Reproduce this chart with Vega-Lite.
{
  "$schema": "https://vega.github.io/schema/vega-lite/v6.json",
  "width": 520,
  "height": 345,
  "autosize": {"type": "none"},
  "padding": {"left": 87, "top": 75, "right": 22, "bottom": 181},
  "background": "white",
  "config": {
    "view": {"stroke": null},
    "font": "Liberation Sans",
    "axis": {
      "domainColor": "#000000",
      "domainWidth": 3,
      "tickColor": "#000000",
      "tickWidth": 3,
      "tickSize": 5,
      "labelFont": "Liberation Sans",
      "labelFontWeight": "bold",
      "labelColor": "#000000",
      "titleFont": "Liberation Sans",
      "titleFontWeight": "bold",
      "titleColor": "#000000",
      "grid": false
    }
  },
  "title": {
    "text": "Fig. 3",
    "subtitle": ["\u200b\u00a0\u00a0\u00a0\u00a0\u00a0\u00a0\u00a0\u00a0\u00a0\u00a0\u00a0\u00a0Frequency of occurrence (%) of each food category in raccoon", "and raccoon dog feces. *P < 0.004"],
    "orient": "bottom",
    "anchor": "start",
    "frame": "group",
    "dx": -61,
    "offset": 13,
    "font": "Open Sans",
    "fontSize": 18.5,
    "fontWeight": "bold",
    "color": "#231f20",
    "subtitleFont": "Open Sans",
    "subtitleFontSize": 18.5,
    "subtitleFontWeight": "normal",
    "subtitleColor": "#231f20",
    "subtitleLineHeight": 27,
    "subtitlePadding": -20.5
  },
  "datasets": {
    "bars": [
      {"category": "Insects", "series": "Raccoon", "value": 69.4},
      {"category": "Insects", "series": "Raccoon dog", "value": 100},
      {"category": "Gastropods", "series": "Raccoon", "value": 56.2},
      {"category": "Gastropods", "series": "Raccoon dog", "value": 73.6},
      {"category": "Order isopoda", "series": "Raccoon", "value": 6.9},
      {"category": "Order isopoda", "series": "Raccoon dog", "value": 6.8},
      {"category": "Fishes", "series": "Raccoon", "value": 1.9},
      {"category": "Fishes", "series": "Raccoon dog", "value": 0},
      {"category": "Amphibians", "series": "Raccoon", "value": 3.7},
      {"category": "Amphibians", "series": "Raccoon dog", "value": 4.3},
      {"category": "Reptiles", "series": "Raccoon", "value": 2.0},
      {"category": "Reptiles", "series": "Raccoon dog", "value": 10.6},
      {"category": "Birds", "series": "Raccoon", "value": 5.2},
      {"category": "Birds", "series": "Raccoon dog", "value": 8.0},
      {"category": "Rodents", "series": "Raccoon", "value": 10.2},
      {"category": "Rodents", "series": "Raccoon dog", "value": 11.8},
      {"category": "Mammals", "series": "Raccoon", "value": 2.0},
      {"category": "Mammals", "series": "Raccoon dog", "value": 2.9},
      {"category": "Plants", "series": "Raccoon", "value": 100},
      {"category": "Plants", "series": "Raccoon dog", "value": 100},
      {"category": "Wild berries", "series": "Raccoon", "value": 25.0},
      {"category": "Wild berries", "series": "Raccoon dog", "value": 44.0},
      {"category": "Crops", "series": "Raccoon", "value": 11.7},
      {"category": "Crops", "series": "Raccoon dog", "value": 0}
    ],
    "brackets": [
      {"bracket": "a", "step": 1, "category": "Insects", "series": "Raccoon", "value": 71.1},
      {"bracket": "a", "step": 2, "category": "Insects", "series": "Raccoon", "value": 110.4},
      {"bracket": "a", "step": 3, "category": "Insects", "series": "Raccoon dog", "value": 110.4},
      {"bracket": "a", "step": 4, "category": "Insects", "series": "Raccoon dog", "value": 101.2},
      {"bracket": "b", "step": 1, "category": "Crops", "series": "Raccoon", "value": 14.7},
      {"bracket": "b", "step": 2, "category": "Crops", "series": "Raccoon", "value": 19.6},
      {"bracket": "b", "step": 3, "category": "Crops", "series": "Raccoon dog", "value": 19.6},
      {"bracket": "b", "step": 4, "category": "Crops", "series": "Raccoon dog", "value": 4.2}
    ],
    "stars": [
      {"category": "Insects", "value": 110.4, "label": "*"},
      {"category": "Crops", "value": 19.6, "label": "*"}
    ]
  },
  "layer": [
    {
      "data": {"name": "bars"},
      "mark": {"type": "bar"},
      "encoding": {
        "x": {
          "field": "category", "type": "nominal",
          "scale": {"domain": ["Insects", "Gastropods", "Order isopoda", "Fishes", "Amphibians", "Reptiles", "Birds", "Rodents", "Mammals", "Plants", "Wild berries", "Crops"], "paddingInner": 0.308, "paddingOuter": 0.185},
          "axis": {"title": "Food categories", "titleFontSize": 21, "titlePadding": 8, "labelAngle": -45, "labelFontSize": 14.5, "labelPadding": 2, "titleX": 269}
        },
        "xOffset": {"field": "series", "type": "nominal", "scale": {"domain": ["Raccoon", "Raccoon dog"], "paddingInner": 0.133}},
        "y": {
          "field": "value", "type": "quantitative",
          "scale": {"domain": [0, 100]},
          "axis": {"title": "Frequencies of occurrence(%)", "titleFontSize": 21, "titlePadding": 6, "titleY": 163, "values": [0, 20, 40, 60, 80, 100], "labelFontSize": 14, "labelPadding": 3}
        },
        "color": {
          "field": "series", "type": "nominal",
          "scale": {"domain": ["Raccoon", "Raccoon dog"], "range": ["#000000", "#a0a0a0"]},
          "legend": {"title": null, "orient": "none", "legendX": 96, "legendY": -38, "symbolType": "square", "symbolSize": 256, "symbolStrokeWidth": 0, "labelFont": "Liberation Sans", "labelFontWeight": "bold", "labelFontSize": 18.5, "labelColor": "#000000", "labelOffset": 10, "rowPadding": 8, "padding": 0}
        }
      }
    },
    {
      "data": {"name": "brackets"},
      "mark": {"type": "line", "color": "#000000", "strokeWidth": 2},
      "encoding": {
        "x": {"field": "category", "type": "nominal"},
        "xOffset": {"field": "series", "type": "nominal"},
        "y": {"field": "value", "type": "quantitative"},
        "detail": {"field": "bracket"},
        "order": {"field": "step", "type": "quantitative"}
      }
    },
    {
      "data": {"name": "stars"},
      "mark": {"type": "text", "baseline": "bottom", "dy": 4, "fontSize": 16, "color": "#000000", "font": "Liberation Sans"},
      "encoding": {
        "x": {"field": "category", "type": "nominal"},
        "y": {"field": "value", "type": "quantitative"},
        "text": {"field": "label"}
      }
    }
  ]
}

---

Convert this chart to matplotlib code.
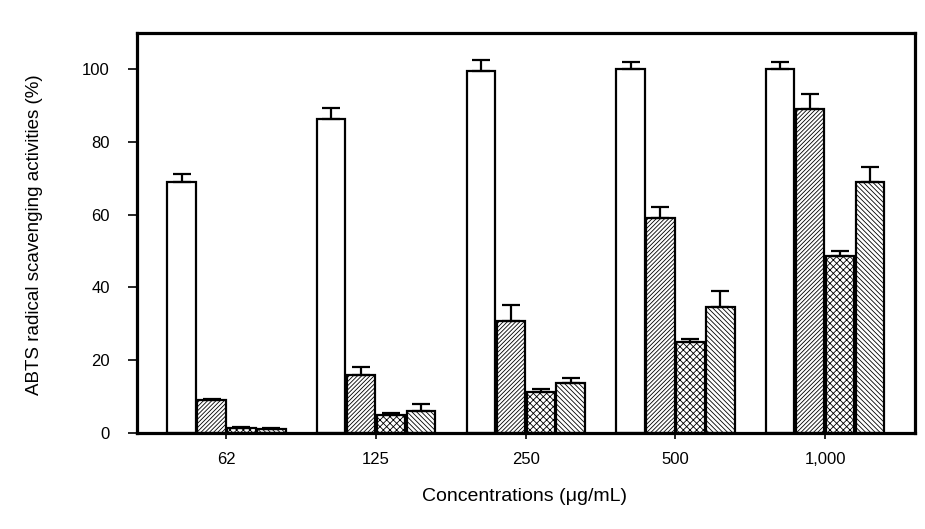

-- EXERCISE DESCRIPTION --
Reply with one number only, the count of lines above that hold the string "chart".

-- ANSWER FOR THE TASK --
2